The Common Group Mission

Opportunity Now Colorado is just one of many initiatives Common Group is championing. The social impact consulting firm works across different types of projects with nonprofits, for-profits, and private philanthropy.

Richardson and I had a chance to talk about the organization’s mission earlier this year at the 2023 ASU+GSV Conference in San Diego. She says most of their focus is on closing gaps in educational inequity and on economic mobility.

Lisa Richardson, principal, Common Group (Photo: Common Group)

“I come to this work as a former educator, having spent ten years of my career working in schools, primarily as a middle school principal,” Richardson tells me. “Having spent all that time working in schools, it’s interesting now to be on this other side of things and thinking about, ‘What are solutions? What is the funding? What is really needed to innovate the space?'”

Richardson says that one of the key strategies of Common Group is encouraging the participatory voice of the educators and learners they are trying to serve.
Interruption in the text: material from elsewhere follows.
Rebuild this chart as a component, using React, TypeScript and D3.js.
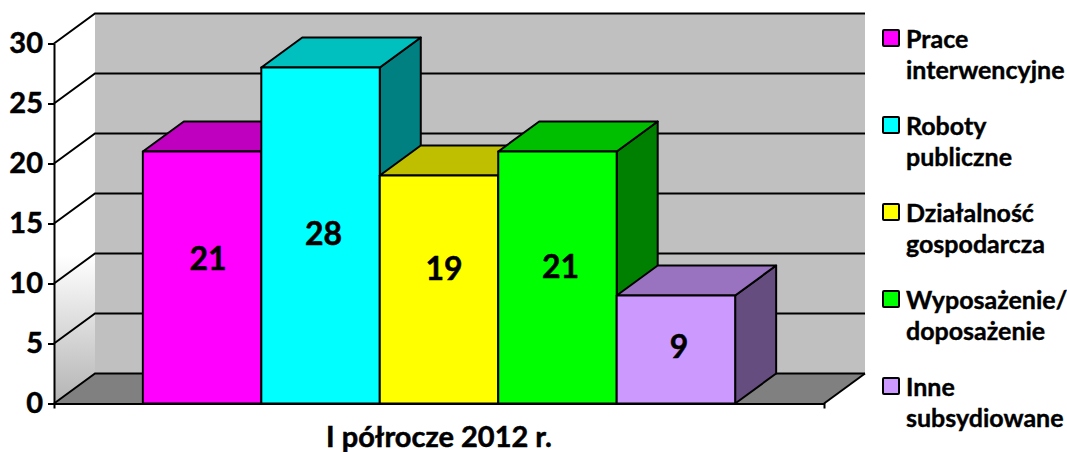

In other words: listening to their needs and goals.

“I am really proud of the work that we do at Common Group, making sure that we’re centering on constituent voice in these programs that we’re running. I’m hoping we can unearth some insights into what students need, what learners need, and what do teachers need to drive change. Also, how we build that bridge between the voice of learners and students and educators and funders or other people innovating in different ways.”

Richardson says it’s important that education find ways to prepare learners for career exploration and to handle change they will inevitably face ahead.

“Careers change throughout our lifetime. How are we building the mindset and the skills for students to feel confident with their self-efficacy, to explore changes and careers and get comfortable with the question, ‘What do you want to be when you grow up?

“It doesn’t just have to be one thing. It can be many things. So, how do you build that identity and the, the skills to navigate those changes over time?”